▸ To be done:
Each line of the material must be repeated precisely, with the pictures left out.

(begin)

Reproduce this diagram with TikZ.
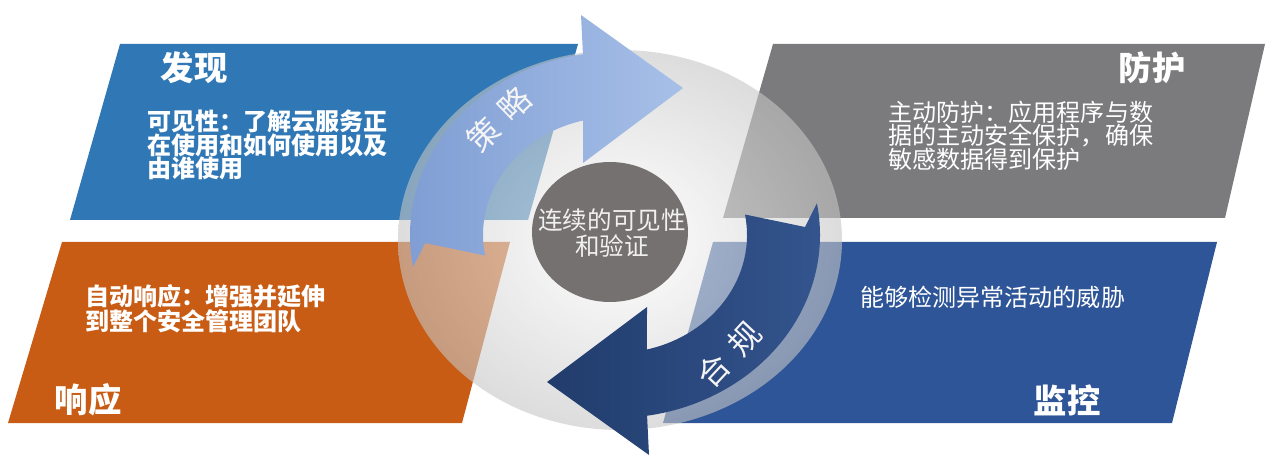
\documentclass[tikz,border=0pt]{standalone}
\usepackage{fontspec}
\setmainfont{Noto Sans CJK SC}
\definecolor{findblue}{HTML}{2F77B5}
\definecolor{guardgray}{HTML}{7B7B7D}
\definecolor{resporange}{HTML}{C85C14}
\definecolor{watchblue}{HTML}{2E5597}
\definecolor{coredisk}{HTML}{767171}
\definecolor{policydark}{HTML}{7F9DD3}
\definecolor{policylight}{HTML}{A7C0E8}
\definecolor{complylight}{HTML}{34558F}
\definecolor{complydark}{HTML}{213C6C}
\newcommand{\cyclepath}{(190:205 and 183) arc[start angle=190, end angle=99, x radius=205, y radius=183]
    -- (-34,220) -- (68,147) -- (-32,72)
    -- (104:132 and 118) arc[start angle=104, end angle=190, x radius=132, y radius=118]
    -- (-190,-8) -- cycle}
\begin{document}
\begin{tikzpicture}[x=0.02cm, y=0.02cm]
    % Styles
    \tikzstyle{heading} = [text=white, font=\fontsize{19}{19}\selectfont\bfseries, inner sep=0pt]
    \tikzstyle{bodytext} = [text=white, font=\fontsize{13.7}{13.2}\selectfont, align=left, anchor=north west, inner sep=0pt]
    \tikzstyle{arrowlabel} = [text=white!92!gray, font=\fontsize{18}{18}\selectfont, inner sep=0pt]

    \useasboundingbox (0,0) rectangle (1280,470);

    % Panels
    \fill[findblue] (120,426) -- (578,426) -- (528,250) -- (70,250) -- cycle;
    \fill[guardgray] (773,426) -- (1265,426) -- (1225,252) -- (723,252) -- cycle;
    \fill[resporange] (62,228) -- (510,228) -- (462,47) -- (8,47) -- cycle;
    \fill[watchblue] (713,228) -- (1217,228) -- (1172,47) -- (663,47) -- cycle;

    % Disk
    \shade[inner color=white, outer color=gray!45, opacity=0.6] (620,230) ellipse [x radius=222, y radius=190];

    % Cycle arrows
    \begin{scope}[shift={(615,235)}]
        \shade[left color=policydark, right color=policylight] \cyclepath;
        \shade[rotate=180, left color=complydark, right color=complylight] \cyclepath;
    \end{scope}
    \fill[coredisk] (610,238) ellipse [x radius=78, y radius=70];

    % Nodes
    \node[heading] (find) at (194,402) {发现};
    \node[bodytext, font=\fontsize{13.7}{13.2}\selectfont\bfseries] (findtxt) at (147,360) {可见性：了解云服务正\\在使用和如何使用以及\\由谁使用};
    \node[heading] (guard) at (1152,402) {防护};
    \node[bodytext] (guardtxt) at (888,369) {主动防护：应用程序与数\\据的主动安全保护，确保\\敏感数据得到保护};
    \node[bodytext, font=\fontsize{13.7}{13.2}\selectfont\bfseries] (resptxt) at (85,186) {自动响应：增强并延伸\\到整个安全管理团队};
    \node[heading] (resp) at (88,70) {响应};
    \node[bodytext] (watchtxt) at (860,184) {能够检测异常活动的威胁};
    \node[heading] (watch) at (1067,70) {监控};
    \node[text=white!88!gray, font=\fontsize{14}{15}\selectfont, align=center] (core) at (612,237) {连续的可见性\\和验证};
    \node[arrowlabel, rotate=44] (policy) at (499,351) {策\hspace{0.4em}略};
    \node[arrowlabel, rotate=47] (comply) at (729,115) {合\hspace{0.4em}规};
\end{tikzpicture}
\end{document}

(end)

▸ Output for this task:
Reproduce this diagram with TikZ.
\documentclass[tikz,border=0pt]{standalone}
\usepackage{fontspec}
\setmainfont{Noto Sans CJK SC}
\definecolor{findblue}{HTML}{2F77B5}
\definecolor{guardgray}{HTML}{7B7B7D}
\definecolor{resporange}{HTML}{C85C14}
\definecolor{watchblue}{HTML}{2E5597}
\definecolor{coredisk}{HTML}{767171}
\definecolor{policydark}{HTML}{7F9DD3}
\definecolor{policylight}{HTML}{A7C0E8}
\definecolor{complylight}{HTML}{34558F}
\definecolor{complydark}{HTML}{213C6C}
\newcommand{\cyclepath}{(190:205 and 183) arc[start angle=190, end angle=99, x radius=205, y radius=183]
    -- (-34,220) -- (68,147) -- (-32,72)
    -- (104:132 and 118) arc[start angle=104, end angle=190, x radius=132, y radius=118]
    -- (-190,-8) -- cycle}
\begin{document}
\begin{tikzpicture}[x=0.02cm, y=0.02cm]
    % Styles
    \tikzstyle{heading} = [text=white, font=\fontsize{19}{19}\selectfont\bfseries, inner sep=0pt]
    \tikzstyle{bodytext} = [text=white, font=\fontsize{13.7}{13.2}\selectfont, align=left, anchor=north west, inner sep=0pt]
    \tikzstyle{arrowlabel} = [text=white!92!gray, font=\fontsize{18}{18}\selectfont, inner sep=0pt]

    \useasboundingbox (0,0) rectangle (1280,470);

    % Panels
    \fill[findblue] (120,426) -- (578,426) -- (528,250) -- (70,250) -- cycle;
    \fill[guardgray] (773,426) -- (1265,426) -- (1225,252) -- (723,252) -- cycle;
    \fill[resporange] (62,228) -- (510,228) -- (462,47) -- (8,47) -- cycle;
    \fill[watchblue] (713,228) -- (1217,228) -- (1172,47) -- (663,47) -- cycle;

    % Disk
    \shade[inner color=white, outer color=gray!45, opacity=0.6] (620,230) ellipse [x radius=222, y radius=190];

    % Cycle arrows
    \begin{scope}[shift={(615,235)}]
        \shade[left color=policydark, right color=policylight] \cyclepath;
        \shade[rotate=180, left color=complydark, right color=complylight] \cyclepath;
    \end{scope}
    \fill[coredisk] (610,238) ellipse [x radius=78, y radius=70];

    % Nodes
    \node[heading] (find) at (194,402) {发现};
    \node[bodytext, font=\fontsize{13.7}{13.2}\selectfont\bfseries] (findtxt) at (147,360) {可见性：了解云服务正\\在使用和如何使用以及\\由谁使用};
    \node[heading] (guard) at (1152,402) {防护};
    \node[bodytext] (guardtxt) at (888,369) {主动防护：应用程序与数\\据的主动安全保护，确保\\敏感数据得到保护};
    \node[bodytext, font=\fontsize{13.7}{13.2}\selectfont\bfseries] (resptxt) at (85,186) {自动响应：增强并延伸\\到整个安全管理团队};
    \node[heading] (resp) at (88,70) {响应};
    \node[bodytext] (watchtxt) at (860,184) {能够检测异常活动的威胁};
    \node[heading] (watch) at (1067,70) {监控};
    \node[text=white!88!gray, font=\fontsize{14}{15}\selectfont, align=center] (core) at (612,237) {连续的可见性\\和验证};
    \node[arrowlabel, rotate=44] (policy) at (499,351) {策\hspace{0.4em}略};
    \node[arrowlabel, rotate=47] (comply) at (729,115) {合\hspace{0.4em}规};
\end{tikzpicture}
\end{document}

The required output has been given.